Angry skeptics are a different story. These are people who project their anger stemming from the loss of someone close to them onto issues dealing with the unknown. They tend to have abandonment issues. An angry skeptic can also be a person who feels superior in intelligence to the rest of society, therefore thinking everyone else is dumb or gullible. They also tend to see any sign of emotion as weakness.
They make mediums the target of their anger as they protect the less capable from us. They tend to talk loudly to drown out a medium’s response to their question, which was really more a statement, anyway. They tend to make ridiculous arguments against the other side: “I talk to my dead aunt but she doesn’t talk back.” It never occurs to angry skeptics that they are so closed off that they are incapable of hearing those who have passed on. Plus, they obviously lack mediumistic energy. The entire population isn’t expected to hear the dead.
Angry skeptics tend to present arguments such as “Mediums are too general.” Okay, sometimes people die of heart attacks and some are named Michael, like my dad. Should a medium not acknowledge the spirit of a loved one because his death wasn’t unique enough or his name is too common? Mediums acknowledge whoever comes through, and it would be stupid of us to ignore a spirit because it doesn’t meet with skeptics’ approval. The general information has to be delivered; it’s a part of the spirit. However, some personally specific information should surface as well.
I came to the realization that I could spend my entire life trying to please difficult people like this, but what a waste of time and energy that would be. Besides, they are a minuscule group. For a long time I felt it necessary to acknowledge angry skeptics personally, to try to make them understand that what mediums do is the most innately human of functions: We connect. But now I ignore these people.
If an angry skeptic won’t acknowledge the spiritual aspect of the afterlife and won’t acknowledge our scientific approach to the afterlife, then it’s his own hang-up. If a person is raising his voice and turning red when talking about life after death, then he needs to assess why he feels so enraged and whether he needs to seek help with issues.

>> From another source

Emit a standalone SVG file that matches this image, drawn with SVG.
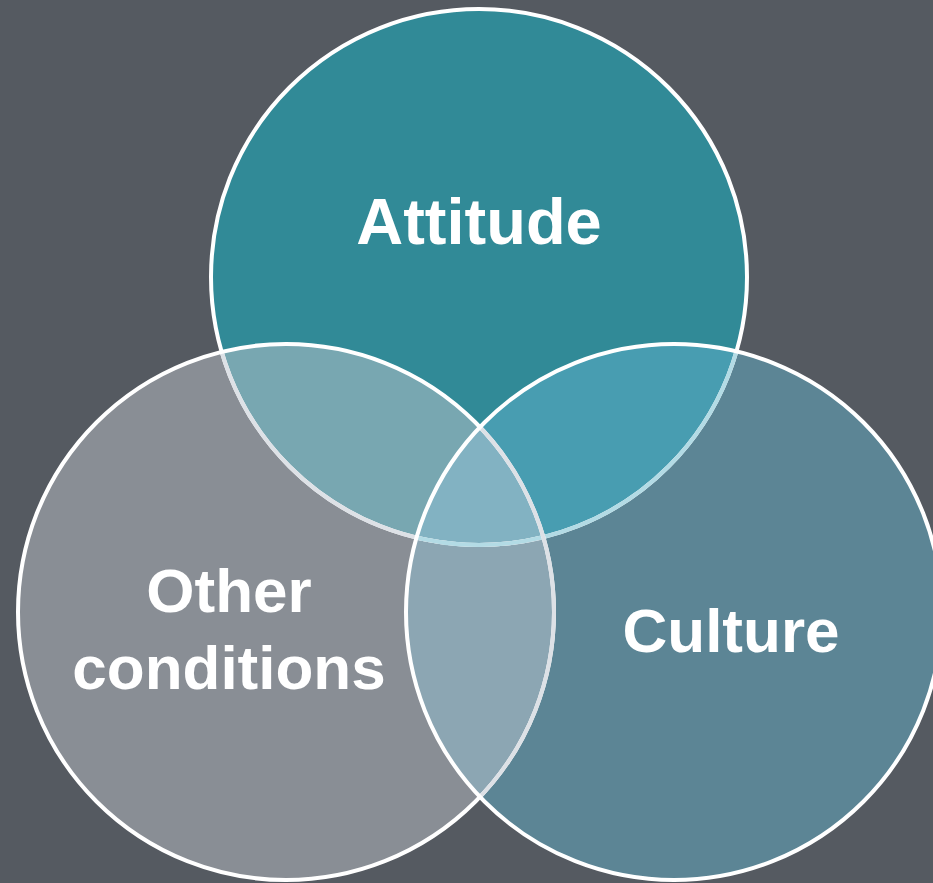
<svg xmlns="http://www.w3.org/2000/svg" width="933" height="883" viewBox="0 0 933 883">
<style>
.lbl{font-family:"Liberation Sans",Arial,sans-serif;font-weight:bold;font-size:62px;fill:#ffffff;text-anchor:middle}
.st{fill:none;stroke-width:4}
</style>
<defs>
<circle id="cT" cx="479" cy="277" r="268"/>
<circle id="cL" cx="286" cy="612" r="268"/>
<circle id="cR" cx="674" cy="612" r="268"/>
<clipPath id="clipT"><use href="#cT"/></clipPath>
<clipPath id="clipL"><use href="#cL"/></clipPath>
<clipPath id="clipR"><use href="#cR"/></clipPath>
</defs>
<rect width="933" height="883" fill="#555a61"/>
<g id="attitude">
<use href="#cT" fill="#318a97"/>
</g>
<g id="other-conditions">
<use href="#cL" fill="#898e95"/>
</g>
<g id="culture">
<use href="#cR" fill="#5c8595"/>
</g>
<g id="overlaps">
<g clip-path="url(#clipT)"><use href="#cL" fill="#78a7b1"/></g>
<g clip-path="url(#clipT)"><use href="#cR" fill="#489db1"/></g>
<g clip-path="url(#clipL)"><use href="#cR" fill="#8ca6b3"/></g>
<g clip-path="url(#clipT)"><g clip-path="url(#clipL)"><use href="#cR" fill="#82b2c2"/></g></g>
</g>
<g id="outlines">
<use href="#cT" class="st" stroke="#ffffff"/>
<g clip-path="url(#clipL)"><use href="#cT" class="st" stroke="#dde1e6"/></g>
<g clip-path="url(#clipR)"><use href="#cT" class="st" stroke="#b3dbe5"/></g>
<use href="#cL" class="st" stroke="#ffffff"/>
<g clip-path="url(#clipR)"><use href="#cL" class="st" stroke="#dde1e6"/></g>
<use href="#cR" class="st" stroke="#ffffff"/>
</g>
<g id="labels">
<text class="lbl" x="479" y="244" style="font-size:65px">Attitude</text>
<text class="lbl" x="229" y="612">Other</text>
<text class="lbl" x="229" y="689">conditions</text>
<text class="lbl" x="731" y="652">Culture</text>
</g>
</svg>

What are angry skeptics so afraid of? That most people do believe in an afterlife and this forces them to acknowledge their life choices? That their words and actions are being witnessed by those they’ve lost? Angry skeptics are the same people who insisted the world was flat. They are afraid of what they might find if they explore the unknown. Now that healthy skeptics and unhealthy skeptics have been defined, here’s to staying healthy!
Boundaries
It’s so important for everyone to create boundaries in her life. Here is an example of one that I felt I owed it to myself to draw. Young mediums need to consider what makes them comfortable with their gifts. They are also entitled to establish boundaries and know that they deserve the same courtesy as everyone else.
If I had a quarter for every time I had a person look at me and say, “I am a skeptic, but tell me, how many kids do I have,” or “What am I thinking of right now?”
As if I live simply to provide amusement.
I will not pick lottery numbers for skeptics or entertain them at social gatherings. Skeptics need to remember that mediums are people with lives and we deserve to be treated with respect. It’s not necessary to offend us, especially at a social function. I can respect a skeptic not believing in the other side—that’s their belief; respect mine.